Selling to the Competitive User

Nothing is more rewarding for any business than taking an account away from a competitor. Successfully persuading a competitive user to leave their existing vendor for you takes an enormous amount of patience, skill, and strategy. Unfortunately, most business people don’t approach the strategic issue of competitive loyalty properly, and they pay for it with limited success in their take-away efforts.

To be successful in taking accounts away from your competitors, you have to begin by looking objectively at the situation from the viewpoint of your potential client. Consider for a moment the implications to your prospect. By asking them to move their business to you, you are essentially asking them to:

  • Tell the current supplier that they are fired;
  • Go through the process of setting up an account with a new supplier, including all of the tedious, time-consuming paperwork;
  • Get to know a whole new set of people to work with;
  • Get to know a whole new set of different and unfamiliar procedures;
  • Take the risk of making a bad business decision, and paying the consequences.

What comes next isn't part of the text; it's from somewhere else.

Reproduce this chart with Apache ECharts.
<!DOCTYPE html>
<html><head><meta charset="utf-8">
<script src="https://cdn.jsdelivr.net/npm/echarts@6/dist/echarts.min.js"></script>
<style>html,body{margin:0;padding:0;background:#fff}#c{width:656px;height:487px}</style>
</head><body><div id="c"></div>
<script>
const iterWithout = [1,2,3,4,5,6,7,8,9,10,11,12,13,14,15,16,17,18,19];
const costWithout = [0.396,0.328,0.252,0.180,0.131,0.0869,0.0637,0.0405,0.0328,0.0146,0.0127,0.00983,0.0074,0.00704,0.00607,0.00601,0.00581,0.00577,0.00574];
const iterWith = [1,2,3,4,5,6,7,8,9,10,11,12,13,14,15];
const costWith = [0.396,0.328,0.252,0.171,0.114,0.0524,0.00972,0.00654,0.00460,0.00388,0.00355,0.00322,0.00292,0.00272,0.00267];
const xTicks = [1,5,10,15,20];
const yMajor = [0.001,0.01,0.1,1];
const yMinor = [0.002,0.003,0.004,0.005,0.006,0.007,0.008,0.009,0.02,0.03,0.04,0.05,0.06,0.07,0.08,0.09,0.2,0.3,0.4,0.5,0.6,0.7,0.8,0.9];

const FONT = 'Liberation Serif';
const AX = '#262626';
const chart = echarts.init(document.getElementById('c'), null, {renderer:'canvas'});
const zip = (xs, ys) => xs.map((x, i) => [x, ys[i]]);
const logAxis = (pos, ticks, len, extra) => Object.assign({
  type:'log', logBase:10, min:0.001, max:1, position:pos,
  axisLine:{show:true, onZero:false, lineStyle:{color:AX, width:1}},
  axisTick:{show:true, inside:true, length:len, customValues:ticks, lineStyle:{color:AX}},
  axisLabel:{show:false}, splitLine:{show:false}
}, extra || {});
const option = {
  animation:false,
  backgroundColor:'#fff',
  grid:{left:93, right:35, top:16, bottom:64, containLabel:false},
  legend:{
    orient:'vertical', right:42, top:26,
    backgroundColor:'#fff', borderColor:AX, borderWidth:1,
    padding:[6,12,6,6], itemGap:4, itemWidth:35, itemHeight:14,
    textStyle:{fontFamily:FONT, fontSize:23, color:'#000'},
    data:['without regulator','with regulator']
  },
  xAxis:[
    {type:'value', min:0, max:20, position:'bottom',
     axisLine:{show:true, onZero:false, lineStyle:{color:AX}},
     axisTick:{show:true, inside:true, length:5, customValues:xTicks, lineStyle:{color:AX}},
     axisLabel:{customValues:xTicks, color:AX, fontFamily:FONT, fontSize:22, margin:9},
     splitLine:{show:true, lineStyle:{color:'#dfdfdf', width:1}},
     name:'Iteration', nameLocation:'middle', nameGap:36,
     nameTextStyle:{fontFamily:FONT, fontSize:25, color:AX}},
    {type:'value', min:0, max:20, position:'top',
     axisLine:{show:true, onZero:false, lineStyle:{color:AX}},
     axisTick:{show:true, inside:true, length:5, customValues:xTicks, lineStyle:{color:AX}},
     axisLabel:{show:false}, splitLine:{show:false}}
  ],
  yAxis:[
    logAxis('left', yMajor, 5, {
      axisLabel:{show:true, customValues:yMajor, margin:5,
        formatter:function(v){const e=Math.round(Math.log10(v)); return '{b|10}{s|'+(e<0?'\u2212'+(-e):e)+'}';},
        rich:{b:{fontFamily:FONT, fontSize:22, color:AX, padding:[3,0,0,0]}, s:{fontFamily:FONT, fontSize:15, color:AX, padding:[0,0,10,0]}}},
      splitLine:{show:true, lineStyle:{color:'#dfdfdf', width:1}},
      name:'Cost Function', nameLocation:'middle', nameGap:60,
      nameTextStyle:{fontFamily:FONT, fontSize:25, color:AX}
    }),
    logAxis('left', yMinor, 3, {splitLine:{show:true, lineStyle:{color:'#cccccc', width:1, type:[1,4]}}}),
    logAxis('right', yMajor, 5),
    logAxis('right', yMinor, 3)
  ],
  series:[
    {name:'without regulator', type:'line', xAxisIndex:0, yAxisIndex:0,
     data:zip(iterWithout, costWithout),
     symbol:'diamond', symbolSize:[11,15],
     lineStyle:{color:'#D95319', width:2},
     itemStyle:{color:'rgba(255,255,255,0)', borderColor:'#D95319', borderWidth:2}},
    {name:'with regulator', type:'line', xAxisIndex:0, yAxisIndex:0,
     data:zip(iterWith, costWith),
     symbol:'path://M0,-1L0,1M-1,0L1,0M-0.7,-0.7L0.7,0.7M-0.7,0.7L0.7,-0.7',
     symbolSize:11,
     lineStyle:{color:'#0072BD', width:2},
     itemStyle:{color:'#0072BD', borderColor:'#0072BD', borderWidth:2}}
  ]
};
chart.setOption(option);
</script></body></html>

This collectively adds up to a sobering fact that you must accept and work with: Unless your prospective client is having a major problem with their vendor, trying to persuade them to abandon that relationship is an exercise in frustration and futility.

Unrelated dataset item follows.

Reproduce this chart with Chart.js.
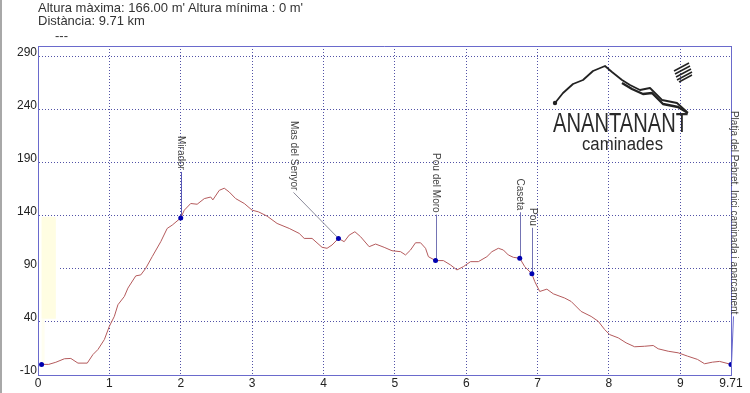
<!DOCTYPE html>
<html><head><meta charset="utf-8">
<script src="https://cdn.jsdelivr.net/npm/chart.js@4.4.1/dist/chart.umd.min.js"></script>
<style>
html,body{margin:0;padding:0;background:#fff;}
#wrap{position:relative;width:750px;height:393px;overflow:hidden;background:#fff;}
canvas{position:absolute;left:0;top:0;}
.t{position:absolute;font-family:"Liberation Sans",Arial,sans-serif;font-size:13px;line-height:15px;color:#333;white-space:nowrap;}
#edge{position:absolute;left:0;top:0;width:2px;height:393px;background:#a8a8a8;}
#logo{position:absolute;left:0;top:0;pointer-events:none;}
</style></head><body>
<div id="wrap">
<canvas id="c" width="750" height="393"></canvas>
<div class="t" style="left:38px;top:0px">Altura màxima: 166.00 m' Altura mínima : 0 m'</div>
<div class="t" style="left:38px;top:13px">Distància: 9.71 km</div>
<div class="t" style="left:55px;top:28px">---</div>
<svg id="logo" width="750" height="393" viewBox="0 0 750 393">
  <polyline points="555,103 563,93 573,84 583,80 593,71 605,66 612,72 622,80 630,85 640,90 650,88 662,100 677,103 687,112" fill="none" stroke="#222" stroke-width="1.8" stroke-linejoin="round"/>
  <polyline points="622,83 632,89 643,94 652,93 663,104 678,107 688,113" fill="none" stroke="#222" stroke-width="2.4" stroke-linejoin="round"/>
  <circle cx="555" cy="103" r="2.2" fill="#222"/>
  <g stroke="#222" stroke-width="1.5">
    <line x1="674" y1="71" x2="689" y2="63"/>
    <line x1="675" y1="74" x2="690" y2="66"/>
    <line x1="676" y1="77" x2="691" y2="69"/>
    <line x1="677" y1="80" x2="692" y2="72"/>
    <line x1="679" y1="82" x2="692" y2="75"/>
  </g>
  <text x="553" y="132" font-family="Liberation Sans, Arial, sans-serif" font-size="27" fill="#2a2a2a" textLength="135" lengthAdjust="spacingAndGlyphs">ANANTANANT</text>
  <text x="582" y="150" font-family="Liberation Sans, Arial, sans-serif" font-size="18" fill="#2a2a2a" textLength="81" lengthAdjust="spacingAndGlyphs">caminades</text>
</svg>
<div id="edge"></div>
</div>
<script>
// ---- data ----
const distanceKm = [0.05,0.15,0.25,0.37,0.46,0.56,0.69,0.77,0.84,0.93,1.0,1.07,1.12,1.21,1.26,1.37,1.44,1.51,1.60,1.72,1.81,1.88,2.0,2.05,2.14,2.23,2.33,2.42,2.45,2.54,2.61,2.68,2.77,2.89,3.0,3.09,3.21,3.35,3.52,3.66,3.73,3.84,3.98,4.05,4.12,4.21,4.29,4.36,4.44,4.52,4.64,4.73,4.85,4.96,5.08,5.15,5.22,5.29,5.36,5.43,5.47,5.57,5.68,5.78,5.87,5.96,6.06,6.17,6.29,6.36,6.45,6.52,6.59,6.66,6.75,6.82,6.92,6.96,7.03,7.13,7.22,7.38,7.47,7.61,7.75,7.85,7.94,8.01,8.13,8.24,8.36,8.50,8.62,8.69,8.83,8.97,9.10,9.24,9.34,9.45,9.55,9.71];
const altitudeM = [0,0,2,5.3,5.6,1.2,1.2,9.3,14,23.4,35.9,45.3,56.2,64,71.9,83.4,84.3,90.6,101.5,115.6,128.1,131.2,138,145.3,151.6,150.9,156.2,157.7,155,164,166,162.4,156.2,151.6,145.3,143.7,139.7,132.8,128.1,123.4,118.7,118.7,110.3,109.4,112.5,118.7,115.6,121.8,125,120.3,110.9,113.4,110.3,107.1,106.2,103.1,107.8,114.6,114.6,109.4,101.5,97.8,97.8,93.7,89,92.1,96.8,96.8,101.5,106.2,109.4,107.8,103.1,100.9,100,92.1,85.3,78.1,68.7,70.9,66.5,62.5,59.3,49.9,45.2,40.6,32.8,28.1,25,20.3,16.6,17.1,17.8,14.7,12.4,10.9,7.8,4.7,0.6,2.1,2.8,0];
const waypointKm = [0.05,2.0,4.21,5.57,6.75,6.92,9.71];
const waypointAlt = [0,138,118.7,97.8,100,85.3,0];
const waypointNames = ['', 'Mirador', 'Mas del Senyor', 'Pou del Moro', 'Caseta', 'Pou', 'Platja del Pebret. Inici caminada i aparcament'];
const xTickValues = [0,1,2,3,4,5,6,7,8,9,9.71];
const yTickValues = [-10,40,90,140,190,240,290];
const highlightBox = {x0:0.05, x1:0.25, y0:43, y1:139};

// ---- style (not data) ----
const labelLiftPx = [0,46,46,46,46,46,48];
const labelShiftPx = [0,0,-45,0,0,0,2];
const leaderColors = ['#7474b4','#5a5ab8','#8a8a9a','#7474b4','#7474b4','#7474b4','#6a6acc'];
const FONT = '"Liberation Sans", Arial, sans-serif';

const profile = distanceKm.map((x,i)=>({x, y: altitudeM[i]}));
const wps = waypointKm.map((x,i)=>({x, y: waypointAlt[i]}));

const decor = {
  id:'decor',
  beforeDatasetsDraw(chart){
    const {ctx, scales:{x,y}} = chart;
    ctx.save();
    const bx0 = x.getPixelForValue(highlightBox.x0), bx1 = x.getPixelForValue(highlightBox.x1);
    const by0 = y.getPixelForValue(highlightBox.y1), by1 = y.getPixelForValue(highlightBox.y0);
    ctx.fillStyle = '#ffffff';
    ctx.fillRect(chart.chartArea.left+1, by0, bx1-chart.chartArea.left+2, by1-by0);
    ctx.fillStyle = '#fffde2';
    ctx.fillRect(bx0, by0, bx1-bx0, by1-by0);
    ctx.fillStyle = '#fffef0';
    ctx.fillRect(bx0, by1, 3, y.getPixelForValue(0)-by1);
    ctx.lineWidth = 1;
    wps.forEach((p,i)=>{
      if(!waypointNames[i]) return;
      const px = x.getPixelForValue(p.x), py = y.getPixelForValue(p.y);
      ctx.strokeStyle = leaderColors[i];
      ctx.beginPath();
      ctx.moveTo(Math.round(px)+0.5, py);
      ctx.lineTo(Math.round(px+labelShiftPx[i])+0.5, py-labelLiftPx[i]);
      ctx.stroke();
    });
    ctx.restore();
  },
  afterDraw(chart){
    const {ctx, scales:{x,y}, chartArea:a} = chart;
    ctx.save();
    ctx.strokeStyle = '#6a6acc';
    ctx.lineWidth = 1;
    ctx.beginPath();
    ctx.moveTo(a.left, Math.round(a.top)+0.5);
    ctx.lineTo(Math.round(a.right)+0.5, Math.round(a.top)+0.5);
    ctx.lineTo(Math.round(a.right)+0.5, a.bottom);
    ctx.stroke();
    ctx.fillStyle = '#444';
    ctx.font = '10px ' + FONT;
    wps.forEach((p,i)=>{
      if(!waypointNames[i]) return;
      const px = x.getPixelForValue(p.x)+labelShiftPx[i], py = y.getPixelForValue(p.y)-labelLiftPx[i];
      ctx.save();
      ctx.translate(px+0.5, py-2);
      ctx.rotate(Math.PI/2);
      ctx.textAlign='right';
      ctx.textBaseline='middle';
      ctx.fillText(waypointNames[i],0,0);
      ctx.restore();
    });
    ctx.restore();
  }
};

new Chart(document.getElementById('c'), {
  type:'scatter',
  data:{datasets:[
    {data: wps, showLine:false, pointRadius:2.5, pointHoverRadius:2.5, pointBackgroundColor:'#0000b0', pointBorderWidth:0, order:0},
    {data: profile, showLine:true, borderColor:'#b45a5c', borderWidth:1, pointRadius:0, tension:0, fill:false, order:1}
  ]},
  options:{
    responsive:false, animation:false, devicePixelRatio:1,
    layout:{padding:{top:46,right:19,left:0,bottom:0}},
    plugins:{legend:{display:false}, tooltip:{enabled:false}, title:{display:false}},
    scales:{
      x:{type:'linear', min:0, max:9.71,
        afterBuildTicks(s){ s.ticks = xTickValues.map(v=>({value:v})); },
        afterFit(s){ s.height = 18; },
        ticks:{autoSkip:false, maxRotation:0, padding:1, color:'#222', font:{family:FONT, size:12},
          callback:(v)=> String(v)},
        grid:{color:'#5252a6', lineWidth:1, drawTicks:false, tickLength:0},
        border:{display:true, color:'#6a6acc', width:1, dash:[1,2]}
      },
      y:{type:'linear', min:-10, max:300,
        afterBuildTicks(s){ s.ticks = yTickValues.map(v=>({value:v})); },
        afterFit(s){ s.width = 38; },
        ticks:{autoSkip:false, padding:1, color:'#222', font:{family:FONT, size:12, lineHeight:0.7},
          callback:(v)=> [String(v), '']},
        grid:{color:'#5252a6', lineWidth:1, drawTicks:false, tickLength:0},
        border:{display:true, color:'#6a6acc', width:1, dash:[1,2]}
      }
    }
  },
  plugins:[decor]
});
</script>
</body></html>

Does this mean that you should abandon your efforts to sell to the competitive user? Not at all. The key to success here is to abandon the notion that you can immediately replace the existing supplier. Instead, re-think your strategy for success. Look for ways to supplement the existing relationship without replacing it, by providing a product or service that meets a specific special need that the primary vendor is either not capable of addressing, or has chosen not to.

Unless your prospect is having a major problem with their vendor, trying to persuade them to abandon that relationship is an exercise in frustration and futility. This approach is much more productive, and gets you over the two major obstacles you face in selling to the competitive user:

  1. You find a way to get your foot in the door and prove yourself.
  2. You turn the prospect into a customer, opening the “pipeline” for additional opportunities if you deliver.

My biggest new client one year was a competitive user who told me initially that they were happy with the resource that they were using, and weren’t open at that time to new alternatives. Accepting this, I was able to persuade a decision-maker within the account to allow me the opportunity to supplement their existing relationship by delivering a specialized service that the current supplier was not addressing.

This initial program soon led to more opportunities, and before long I had successfully acquired a full business relationship that has proven to be one of the best I have ever had. This strategy worked because I requested — and received — a small opportunity to prove myself, without threatening the existing vendor relationship.

Look for ways to supplement, not replace, the needs of the competitive user. By delivering value on  a small scale now, you can position yourself to reap big rewards later.